▶ _Problem details_
Look at the data below and print exactly the lines from its first line through the line with "(6pt,-11.25pt) rectangle (345pt,-511.5pt);"; the pictures stay out of the copy.

========================

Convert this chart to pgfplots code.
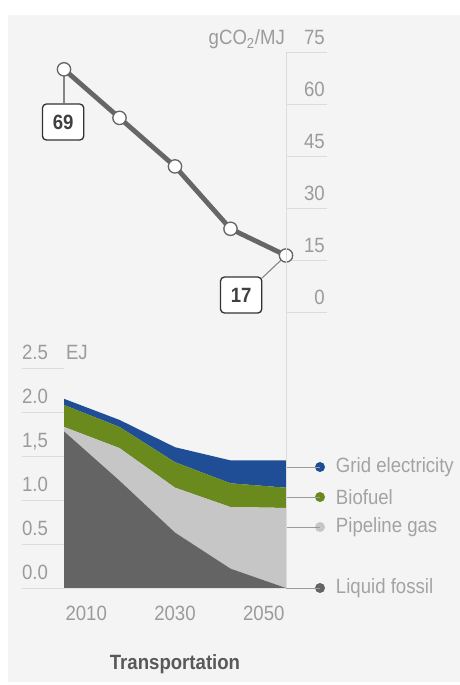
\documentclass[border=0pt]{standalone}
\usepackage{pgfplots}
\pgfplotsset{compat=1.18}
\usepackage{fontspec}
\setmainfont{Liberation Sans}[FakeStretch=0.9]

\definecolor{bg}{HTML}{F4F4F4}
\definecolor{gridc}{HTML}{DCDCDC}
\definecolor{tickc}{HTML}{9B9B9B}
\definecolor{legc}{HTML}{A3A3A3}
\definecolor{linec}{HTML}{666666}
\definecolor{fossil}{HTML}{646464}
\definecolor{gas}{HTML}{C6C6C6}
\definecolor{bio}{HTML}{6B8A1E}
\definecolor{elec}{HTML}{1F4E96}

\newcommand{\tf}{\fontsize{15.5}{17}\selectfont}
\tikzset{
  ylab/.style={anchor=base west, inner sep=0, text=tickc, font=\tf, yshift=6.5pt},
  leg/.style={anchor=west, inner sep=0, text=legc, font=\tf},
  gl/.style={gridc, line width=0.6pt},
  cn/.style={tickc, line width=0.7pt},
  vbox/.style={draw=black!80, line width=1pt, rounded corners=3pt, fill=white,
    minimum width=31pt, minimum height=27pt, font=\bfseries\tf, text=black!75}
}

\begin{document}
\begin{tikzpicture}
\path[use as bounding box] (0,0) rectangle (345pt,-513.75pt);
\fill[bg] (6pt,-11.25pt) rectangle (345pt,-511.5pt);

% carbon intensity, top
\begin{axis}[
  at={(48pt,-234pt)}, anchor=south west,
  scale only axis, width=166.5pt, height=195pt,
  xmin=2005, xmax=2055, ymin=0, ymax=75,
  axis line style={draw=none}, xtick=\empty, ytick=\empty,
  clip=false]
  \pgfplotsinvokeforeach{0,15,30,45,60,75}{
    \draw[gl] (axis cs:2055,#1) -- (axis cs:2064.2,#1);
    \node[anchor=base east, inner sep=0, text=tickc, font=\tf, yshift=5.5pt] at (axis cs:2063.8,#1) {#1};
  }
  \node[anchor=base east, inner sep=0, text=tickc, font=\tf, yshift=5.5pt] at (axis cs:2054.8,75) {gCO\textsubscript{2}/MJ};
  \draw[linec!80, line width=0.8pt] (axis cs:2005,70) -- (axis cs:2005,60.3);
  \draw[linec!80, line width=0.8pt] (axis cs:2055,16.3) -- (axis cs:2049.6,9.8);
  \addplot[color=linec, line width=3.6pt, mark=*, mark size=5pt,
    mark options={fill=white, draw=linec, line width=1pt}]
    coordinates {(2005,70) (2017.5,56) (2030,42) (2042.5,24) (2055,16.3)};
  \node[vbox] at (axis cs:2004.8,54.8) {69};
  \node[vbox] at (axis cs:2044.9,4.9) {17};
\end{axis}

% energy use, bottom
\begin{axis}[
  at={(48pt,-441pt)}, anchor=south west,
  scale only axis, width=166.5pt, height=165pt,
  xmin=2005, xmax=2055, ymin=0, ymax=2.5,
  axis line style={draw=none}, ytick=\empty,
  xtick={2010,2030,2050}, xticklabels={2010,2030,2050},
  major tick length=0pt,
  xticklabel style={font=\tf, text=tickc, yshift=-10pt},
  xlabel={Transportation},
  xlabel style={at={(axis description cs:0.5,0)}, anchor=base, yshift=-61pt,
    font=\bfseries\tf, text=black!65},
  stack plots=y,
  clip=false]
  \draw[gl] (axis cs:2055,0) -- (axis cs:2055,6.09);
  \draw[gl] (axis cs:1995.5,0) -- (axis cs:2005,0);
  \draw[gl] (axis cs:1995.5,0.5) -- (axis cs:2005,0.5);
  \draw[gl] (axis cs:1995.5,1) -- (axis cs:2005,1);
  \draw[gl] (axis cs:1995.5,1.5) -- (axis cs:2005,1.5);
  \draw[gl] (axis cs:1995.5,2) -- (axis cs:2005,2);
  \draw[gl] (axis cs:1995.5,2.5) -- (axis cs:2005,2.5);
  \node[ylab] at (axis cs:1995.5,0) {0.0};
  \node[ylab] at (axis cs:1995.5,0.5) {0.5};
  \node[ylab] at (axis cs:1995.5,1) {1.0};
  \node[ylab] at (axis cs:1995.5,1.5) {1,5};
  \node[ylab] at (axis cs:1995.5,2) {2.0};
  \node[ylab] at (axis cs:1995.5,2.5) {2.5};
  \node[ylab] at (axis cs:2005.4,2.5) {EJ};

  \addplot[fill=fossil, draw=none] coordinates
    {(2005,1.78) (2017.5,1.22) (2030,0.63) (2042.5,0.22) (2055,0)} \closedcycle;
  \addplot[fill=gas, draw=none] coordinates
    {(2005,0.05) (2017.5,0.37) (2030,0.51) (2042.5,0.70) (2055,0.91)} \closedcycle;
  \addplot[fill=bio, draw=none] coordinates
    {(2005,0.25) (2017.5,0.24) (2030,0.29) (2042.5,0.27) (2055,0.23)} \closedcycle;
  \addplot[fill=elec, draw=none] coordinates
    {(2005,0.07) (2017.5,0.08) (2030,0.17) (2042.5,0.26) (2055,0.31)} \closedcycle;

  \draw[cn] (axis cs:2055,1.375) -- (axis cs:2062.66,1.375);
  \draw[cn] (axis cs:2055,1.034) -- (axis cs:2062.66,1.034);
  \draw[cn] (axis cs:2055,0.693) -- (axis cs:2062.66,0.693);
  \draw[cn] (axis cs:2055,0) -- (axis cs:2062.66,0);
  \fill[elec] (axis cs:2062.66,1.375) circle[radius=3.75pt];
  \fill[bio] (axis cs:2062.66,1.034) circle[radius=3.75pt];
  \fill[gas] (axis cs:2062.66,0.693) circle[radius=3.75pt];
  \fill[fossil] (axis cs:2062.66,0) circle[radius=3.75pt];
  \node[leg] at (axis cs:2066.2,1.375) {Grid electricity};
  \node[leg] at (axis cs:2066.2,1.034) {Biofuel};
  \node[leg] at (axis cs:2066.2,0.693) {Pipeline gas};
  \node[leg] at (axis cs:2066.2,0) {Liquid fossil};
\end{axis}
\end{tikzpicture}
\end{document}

========================

▶ _Written answer_
Convert this chart to pgfplots code.
\documentclass[border=0pt]{standalone}
\usepackage{pgfplots}
\pgfplotsset{compat=1.18}
\usepackage{fontspec}
\setmainfont{Liberation Sans}[FakeStretch=0.9]

\definecolor{bg}{HTML}{F4F4F4}
\definecolor{gridc}{HTML}{DCDCDC}
\definecolor{tickc}{HTML}{9B9B9B}
\definecolor{legc}{HTML}{A3A3A3}
\definecolor{linec}{HTML}{666666}
\definecolor{fossil}{HTML}{646464}
\definecolor{gas}{HTML}{C6C6C6}
\definecolor{bio}{HTML}{6B8A1E}
\definecolor{elec}{HTML}{1F4E96}

\newcommand{\tf}{\fontsize{15.5}{17}\selectfont}
\tikzset{
  ylab/.style={anchor=base west, inner sep=0, text=tickc, font=\tf, yshift=6.5pt},
  leg/.style={anchor=west, inner sep=0, text=legc, font=\tf},
  gl/.style={gridc, line width=0.6pt},
  cn/.style={tickc, line width=0.7pt},
  vbox/.style={draw=black!80, line width=1pt, rounded corners=3pt, fill=white,
    minimum width=31pt, minimum height=27pt, font=\bfseries\tf, text=black!75}
}

\begin{document}
\begin{tikzpicture}
\path[use as bounding box] (0,0) rectangle (345pt,-513.75pt);
\fill[bg] (6pt,-11.25pt) rectangle (345pt,-511.5pt);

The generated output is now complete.